[WRITTEN EXERCISE] Extract every line that contains the string "this".

____ TASK INPUTS

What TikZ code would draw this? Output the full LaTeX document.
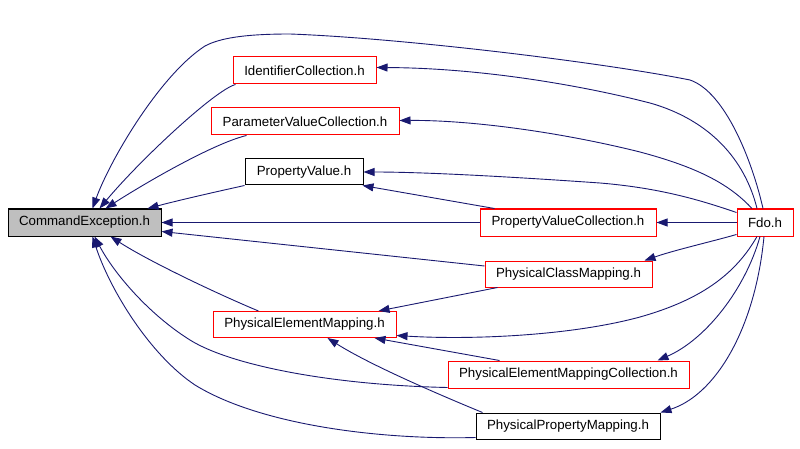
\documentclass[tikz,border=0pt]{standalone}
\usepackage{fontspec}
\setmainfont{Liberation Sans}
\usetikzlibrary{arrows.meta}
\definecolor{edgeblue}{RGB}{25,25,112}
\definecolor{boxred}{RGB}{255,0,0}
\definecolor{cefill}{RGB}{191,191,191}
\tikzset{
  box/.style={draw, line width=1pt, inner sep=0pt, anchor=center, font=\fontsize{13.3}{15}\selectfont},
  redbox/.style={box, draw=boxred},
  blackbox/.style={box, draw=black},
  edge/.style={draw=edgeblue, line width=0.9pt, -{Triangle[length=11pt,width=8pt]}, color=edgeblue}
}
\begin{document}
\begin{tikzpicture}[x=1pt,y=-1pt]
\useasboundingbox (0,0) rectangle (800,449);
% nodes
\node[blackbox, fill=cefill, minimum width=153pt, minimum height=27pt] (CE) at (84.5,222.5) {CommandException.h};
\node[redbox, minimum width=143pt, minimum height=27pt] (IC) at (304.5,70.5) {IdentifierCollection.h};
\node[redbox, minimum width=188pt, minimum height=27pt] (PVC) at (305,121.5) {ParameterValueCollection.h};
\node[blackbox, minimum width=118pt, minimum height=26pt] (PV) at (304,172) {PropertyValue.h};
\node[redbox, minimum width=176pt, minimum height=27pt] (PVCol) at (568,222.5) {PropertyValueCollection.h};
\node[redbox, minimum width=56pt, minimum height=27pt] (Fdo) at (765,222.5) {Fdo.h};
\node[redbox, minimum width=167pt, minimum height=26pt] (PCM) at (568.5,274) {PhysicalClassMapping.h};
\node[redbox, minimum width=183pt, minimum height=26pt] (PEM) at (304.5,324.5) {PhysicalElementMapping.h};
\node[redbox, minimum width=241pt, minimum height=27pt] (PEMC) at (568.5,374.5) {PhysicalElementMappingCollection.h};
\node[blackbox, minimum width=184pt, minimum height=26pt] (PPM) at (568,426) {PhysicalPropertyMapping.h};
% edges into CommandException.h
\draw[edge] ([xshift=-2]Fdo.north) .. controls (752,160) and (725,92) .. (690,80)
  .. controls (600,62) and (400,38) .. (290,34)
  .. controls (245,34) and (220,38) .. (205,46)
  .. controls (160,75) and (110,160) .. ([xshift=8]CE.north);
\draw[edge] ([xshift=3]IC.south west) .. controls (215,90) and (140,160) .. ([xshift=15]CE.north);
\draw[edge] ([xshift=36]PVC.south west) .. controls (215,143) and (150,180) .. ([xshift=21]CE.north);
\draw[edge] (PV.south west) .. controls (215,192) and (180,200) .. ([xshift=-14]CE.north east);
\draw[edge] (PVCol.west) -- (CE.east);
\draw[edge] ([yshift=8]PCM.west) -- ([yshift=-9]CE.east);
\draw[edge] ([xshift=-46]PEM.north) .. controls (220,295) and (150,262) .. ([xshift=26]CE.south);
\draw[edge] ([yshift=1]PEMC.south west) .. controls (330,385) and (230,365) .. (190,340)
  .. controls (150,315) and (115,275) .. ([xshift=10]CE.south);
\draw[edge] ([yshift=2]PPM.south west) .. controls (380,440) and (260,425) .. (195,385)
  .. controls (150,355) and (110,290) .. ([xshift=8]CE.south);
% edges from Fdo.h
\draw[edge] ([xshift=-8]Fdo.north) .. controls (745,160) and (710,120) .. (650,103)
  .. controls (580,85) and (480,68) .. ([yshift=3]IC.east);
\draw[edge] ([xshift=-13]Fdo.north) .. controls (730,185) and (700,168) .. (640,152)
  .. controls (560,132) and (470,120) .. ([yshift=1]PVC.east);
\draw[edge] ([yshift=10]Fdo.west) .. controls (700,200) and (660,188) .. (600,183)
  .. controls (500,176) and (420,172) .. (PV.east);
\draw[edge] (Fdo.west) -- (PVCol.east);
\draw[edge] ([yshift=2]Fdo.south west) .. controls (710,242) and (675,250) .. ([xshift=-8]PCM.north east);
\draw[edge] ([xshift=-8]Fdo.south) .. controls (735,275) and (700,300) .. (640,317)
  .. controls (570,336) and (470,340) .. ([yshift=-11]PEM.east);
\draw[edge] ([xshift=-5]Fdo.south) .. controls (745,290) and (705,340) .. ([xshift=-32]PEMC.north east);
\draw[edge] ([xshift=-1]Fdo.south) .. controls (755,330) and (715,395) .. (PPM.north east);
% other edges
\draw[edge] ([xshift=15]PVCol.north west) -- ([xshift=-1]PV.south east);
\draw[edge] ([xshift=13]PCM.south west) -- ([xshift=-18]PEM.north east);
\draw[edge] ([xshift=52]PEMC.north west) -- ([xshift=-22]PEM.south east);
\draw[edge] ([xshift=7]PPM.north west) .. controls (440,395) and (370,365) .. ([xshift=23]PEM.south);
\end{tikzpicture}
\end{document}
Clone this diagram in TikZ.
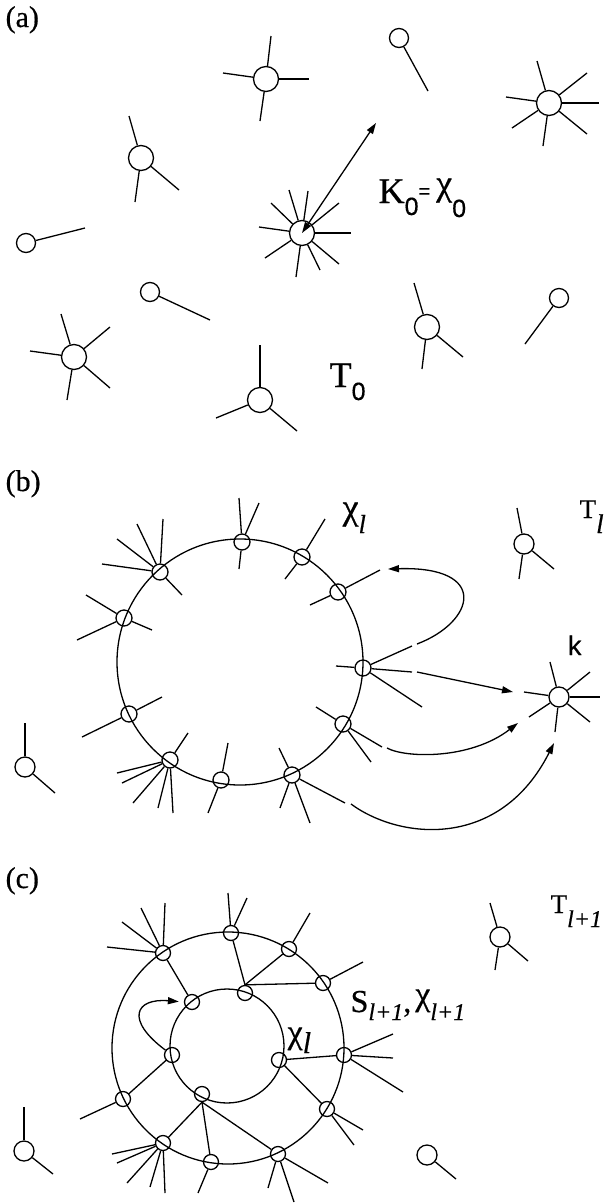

________

[PROBLEM SOLUTION]
What TikZ code would draw this? Output the full LaTeX document.
Clone this diagram in TikZ.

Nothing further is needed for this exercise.